What is Digital Humanities?
The truth is that I have more questions than answers to this matter.
John Unsworth said that DH is “using computational tools to do the work of the humanities”…That tell us of the use of technology in the humanities, but it simplify the DH as a methodology. In the same topic Ernesto Priego says that DH is “The scholarly study and use of computers and computer culture to illuminate the human record.” Once again we fall in an open basic description.
Mark Marino describes DH as “a name that marks a moment of transition…” If DH is only a transition period, why there is such a significant need to consider it a field or a discipline?
Obviously there’s not only one answer. There are clues of what it is but not a certain definition that could enclose the real meaning of it, without falling in an immature, basic, exclusive or too ambitious description.
I think that Digital Humanities is:
- A paradigm shift that empowers diversity
- It’s a new way of producing and consuming (information, knowledge)
- It’s a methodology and at the same time it’s a result
- Its collaboration and NEGOTIATION
- It’s a different way of audience engagement and production of knowledge
- It’s an interdisciplinary field that needs to have a set of rules, or as Lisa Spiro says “values” Those are fundamental in order to define it and validate it.
Many times the answer of what something is or what path is following it’s in the past.
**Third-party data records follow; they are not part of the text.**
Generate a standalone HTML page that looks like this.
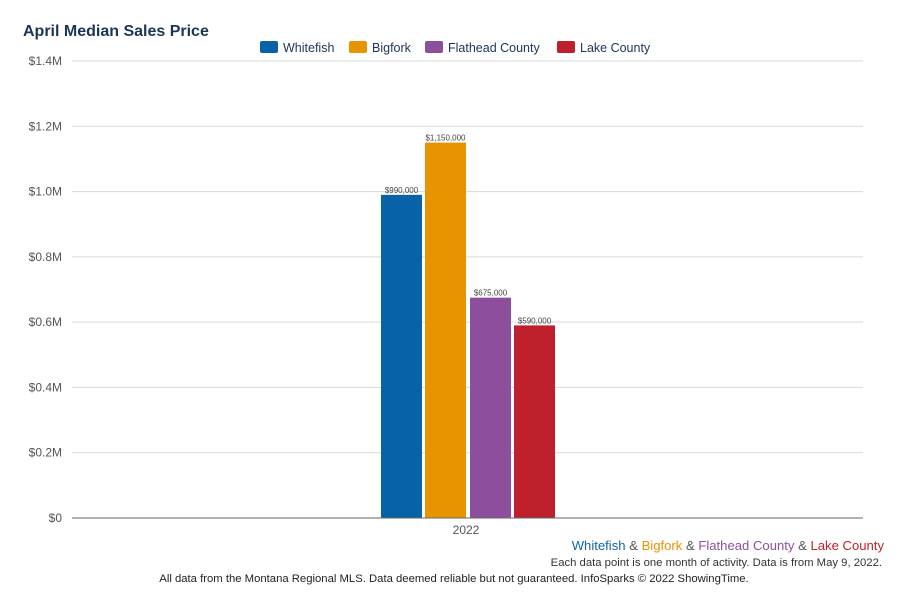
<!DOCTYPE html>
<html><head><meta charset="utf-8"><style>
body{margin:0;width:900px;height:600px;background:#fff;font-family:"Liberation Sans",sans-serif;overflow:hidden}
</style></head><body>
<svg width="900" height="600" xmlns="http://www.w3.org/2000/svg" id="chart">
<text x="23" y="36" font-size="16" font-weight="bold" fill="#1c3557">April Median Sales Price</text>
<g id="legend"></g>
<g id="grid"></g>
<g id="bars"></g>
<line x1="72" x2="863" y1="518" y2="518" stroke="#666" stroke-width="1"/>
<text x="466" y="534" font-size="12" fill="#555" text-anchor="middle">2022</text>
<text x="884" y="550" font-size="13.1" text-anchor="end"><tspan fill="#1565a8">Whitefish</tspan><tspan fill="#555"> &amp; </tspan><tspan fill="#e89300">Bigfork</tspan><tspan fill="#555"> &amp; </tspan><tspan fill="#8c4f9c">Flathead County</tspan><tspan fill="#555"> &amp; </tspan><tspan fill="#c0202e">Lake County</tspan></text>
<text x="882" y="566" font-size="11.3" fill="#333" text-anchor="end">Each data point is one month of activity. Data is from May 9, 2022.</text>
<text x="454" y="582" font-size="11.3" fill="#222" text-anchor="middle">All data from the Montana Regional MLS. Data deemed reliable but not guaranteed. InfoSparks © 2022 ShowingTime.</text>
</svg>
<script>
const categories=["Whitefish","Bigfork","Flathead County","Lake County"];
const values=[990000,1150000,675000,590000];
const valueLabels=["$990,000","$1,150,000","$675,000","$590,000"];
const colors=["#0762a8","#e89300","#8d4f9c","#bd1f2d"];
const yTicks=[0,200000,400000,600000,800000,1000000,1200000,1400000];
const yTickLabels=["$0","$0.2M","$0.4M","$0.6M","$0.8M","$1.0M","$1.2M","$1.4M"];
const legendX=[260,349,425,557];
const NS="http://www.w3.org/2000/svg";
function y(v){return 518-v/1400000*457;}
function mk(t,a,p){const e=document.createElementNS(NS,t);for(const k in a)e.setAttribute(k,a[k]);p.appendChild(e);return e;}
const grid=document.getElementById('grid');
yTicks.forEach((v,i)=>{
  if(v>0){const l=mk('line',{x1:72,x2:863,y1:y(v),y2:y(v),stroke:'#d9d9d9','stroke-width':1},grid);
  
  }
  const t=mk('text',{x:62,y:y(v)+4,'font-size':12,fill:'#555','text-anchor':'end'},grid);
  t.textContent=yTickLabels[i];
  
  
});
const bars=document.getElementById('bars');
const bx=[381,425,470,514];
values.forEach((v,i)=>{
  const r=mk('rect',{x:bx[i],y:y(v),width:41,height:518-y(v),fill:colors[i]},bars);
  
  
  const t=mk('text',{x:bx[i]+20.5,y:y(v)-2,'font-size':8,fill:'#444','text-anchor':'middle'},bars);
  t.textContent=valueLabels[i];
  
  
});
const lg=document.getElementById('legend');
categories.forEach((c,i)=>{
  const g=mk('g',{},lg);
  
  
  mk('rect',{x:legendX[i],y:41,width:18,height:12,rx:2,fill:colors[i]},g);
  const t=mk('text',{x:legendX[i]+23,y:52,'font-size':12.5,fill:'#1c3557'},g);
  t.textContent=c;
});
</script>
</body></html>
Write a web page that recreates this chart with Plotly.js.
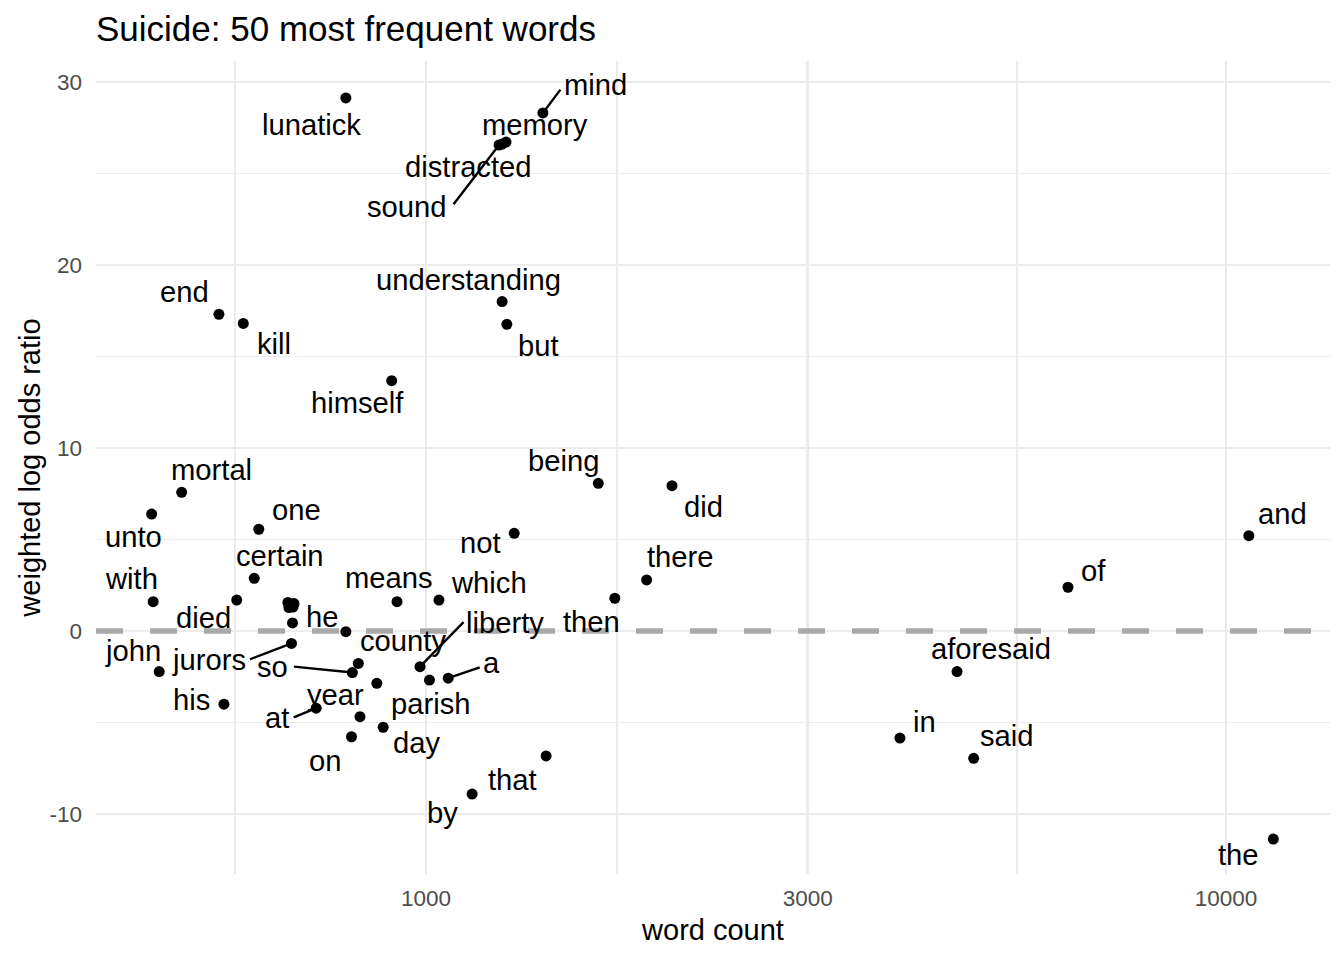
<!DOCTYPE html>
<html>
<head>
<meta charset="utf-8">
<script src="https://cdn.plot.ly/plotly-3.0.1.min.js"></script>
<style>
  html, body { margin: 0; padding: 0; background: #fff; }
  #chart { width: 1344px; height: 960px; }
</style>
</head>
<body>
<div id="chart"></div>
<script>
// words (empty label = point that ggrepel left unlabelled)
var words = [
  "lunatick", "mind", "memory", "distracted", "sound", "understanding", "but",
  "end", "kill", "himself", "being", "did", "mortal", "unto", "one", "not",
  "certain", "there", "with", "died", "means", "which", "then", "of", "and",
  "he", "county", "liberty", "a", "jurors", "so", "john", "his", "year", "at",
  "parish", "on", "day", "that", "by", "aforesaid", "in", "said", "the",
  "", "", "", "", "", ""
];
var wordCount = [
  794, 1400, 1259, 1245, 1234, 1245, 1262,
  551, 591, 906, 1642, 2030, 495, 454, 618, 1289,
  610, 1887, 456, 580, 920, 1038, 1722, 6345, 10680,
  681, 794, 983, 1066, 679, 809, 464, 559, 868, 729,
  884, 807, 827, 1413, 1142, 4611, 3912, 4837, 11459,
  823, 1010, 672, 684, 674, 682
];
var logOdds = [
  29.13, 28.31, 26.72, 26.61, 26.56, 18.0, 16.76,
  17.31, 16.81, 13.68, 8.07, 7.94, 7.58, 6.39, 5.56, 5.34,
  2.88, 2.79, 1.60, 1.69, 1.60, 1.69, 1.79, 2.39, 5.21,
  0.44, -0.04, -1.95, -2.58, -0.68, -2.27, -2.22, -4.0, -2.86, -4.22,
  -5.26, -5.78, -4.68, -6.83, -8.91, -2.22, -5.85, -6.96, -11.37,
  -1.77, -2.68, 1.56, 1.50, 1.28, 1.31
];

// label centre relative to its point (screen px, down is positive)
var labelDx = [
  -34, 53, 29, -34, -92, -34, 32,
  -34.5, 30.4, -34, -35, 31, 30, -18, 38, -34,
  26, 34, -22, -33, -8, 50, -23, 26, 34,
  29.5, 57, 85, 43, -83, -79.5, -26.5, -32, -41.7, -39,
  47.5, -27, 56, -34, -30, 34, 24.5, 33, -35,
  0, 0, 0, 0, 0, 0
];
var labelDy = [
  27, -28, -17, 23, 62, -21.7, 22,
  -22, 20.7, 22, -22, 21, -22, 23, -19, 10,
  -22, -23, -23, 18, -24, -17, 24, -16, -22,
  -6, 9.5, -44, -15, 17, -6, -20.5, -4, 11.7, 10,
  -23.3, 24, 26.3, 24, 19, -22.7, -16, -22, 16,
  0, 0, 0, 0, 0, 0
];
// where the repel segment leaves the label (px from the point), null = no segment
var segDx = [
  null, 18, null, null, -46, null, null,
  null, null, null, null, null, null, null, null, null,
  null, null, null, null, null, null, null, null, null,
  null, null, 44, 32, -42, -59, null, null, null, -23,
  null, null, null, null, null, null, null, null, null,
  null, null, null, null, null, null
];
var segDy = [
  null, -24, null, null, 60, null, null,
  null, null, null, null, null, null, null, null, null,
  null, null, null, null, null, null, null, null, null,
  null, null, -45, -11, 16, -6, null, null, null, 9.4,
  null, null, null, null, null, null, null, null, null,
  null, null, null, null, null, null
];

var xTicks = [1000, 3000, 10000];
var xMinor = [577, 1732, 5477];
var yTicks = [-10, 0, 10, 20, 30];
var yMinor = [-5, 5, 15, 25];

var FONT = "Liberation Sans, Arial, Helvetica, sans-serif";
var GRID = "#EBEBEB";
var labelSize = 29.2;

var annotations = [];
for (var i = 0; i < words.length; i++) {
  if (!words[i]) continue;
  var px = Math.log10(wordCount[i]);
  // segment first so the text sits on top of it
  if (segDx[i] !== null) {
    annotations.push({
      x: px, y: logOdds[i], xref: "x", yref: "y",
      text: " ",
      font: {size: 1},
      borderpad: 0,
      showarrow: true,
      arrowhead: 0,
      arrowwidth: 2.4,
      arrowcolor: "#000",
      standoff: 0,
      ax: segDx[i],
      ay: segDy[i]
    });
  }
  annotations.push({
    x: px,
    y: logOdds[i],
    xref: "x",
    yref: "y",
    text: words[i],
    font: {family: FONT, size: labelSize, color: "#000"},
    borderpad: 0,
    showarrow: false,
    xanchor: "center",
    yanchor: "middle",
    xshift: labelDx[i],
    yshift: -labelDy[i]
  });
}

var trace = {
  x: wordCount,
  y: logOdds,
  mode: "markers",
  type: "scatter",
  marker: {color: "#000", size: 11},
  hoverinfo: "text",
  text: words,
  cliponaxis: false
};

var layout = {
  width: 1344,
  height: 960,
  margin: {l: 96, r: 14, t: 61, b: 86},
  paper_bgcolor: "#fff",
  plot_bgcolor: "#fff",
  font: {family: FONT, color: "#000"},
  showlegend: false,
  title: {
    text: "Suicide: 50 most frequent words",
    font: {family: FONT, size: 35, color: "#000"},
    x: 0, xref: "paper", xanchor: "left",
    y: 1 - 29 / 960, yref: "container", yanchor: "middle"
  },
  xaxis: {
    type: "log",
    range: [2.5875, 4.13],
    tickvals: xTicks,
    ticktext: xTicks.map(String),
    ticks: "",
    ticklabelstandoff: 8,
    tickfont: {family: FONT, size: 22.5, color: "#4D4D4D"},
    showgrid: true,
    gridcolor: GRID,
    gridwidth: 2.7,
    minor: {tickvals: xMinor, showgrid: true, gridcolor: GRID, gridwidth: 1.4},
    zeroline: false,
    showline: false,
    title: {text: "word count", font: {family: FONT, size: 29, color: "#000"}, standoff: 10}
  },
  yaxis: {
    range: [-13.28, 31.15],
    tickvals: yTicks,
    ticktext: yTicks.map(String),
    ticks: "",
    ticklabelstandoff: 13,
    tickfont: {family: FONT, size: 22.5, color: "#4D4D4D"},
    showgrid: true,
    gridcolor: GRID,
    gridwidth: 2.7,
    minor: {tickvals: yMinor, showgrid: true, gridcolor: GRID, gridwidth: 1.4},
    zeroline: false,
    showline: false,
    title: {text: "weighted log odds ratio", font: {family: FONT, size: 29, color: "#000"}, standoff: 0}
  },
  shapes: [{
    type: "line",
    layer: "above",
    xref: "paper", x0: 0, x1: 1,
    yref: "y", y0: 0, y1: 0,
    line: {color: "#A9A9A9", width: 5.5, dash: "27px,27px"}
  }],
  annotations: annotations
};

Plotly.newPlot("chart", [trace], layout, {displayModeBar: false, staticPlot: true});
</script>
</body>
</html>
I consider that one of the biggest visionaries in communication theory and mass media was McLuhan. He was able to envision the future of the media by studying the past. “One must remember that Marshall arrived at these conclusions not by hanging around, say, NASA or I.B.M., but rather by studying arcane 16th-century Reformation pamphleteers, the writings of James Joyce, and Renaissance perspective drawings. He was a master of pattern recognition…” Coupland, Douglas. Marshal McLuhan: You Know Nothing of My Work! Ed Atlas & Company, 2010.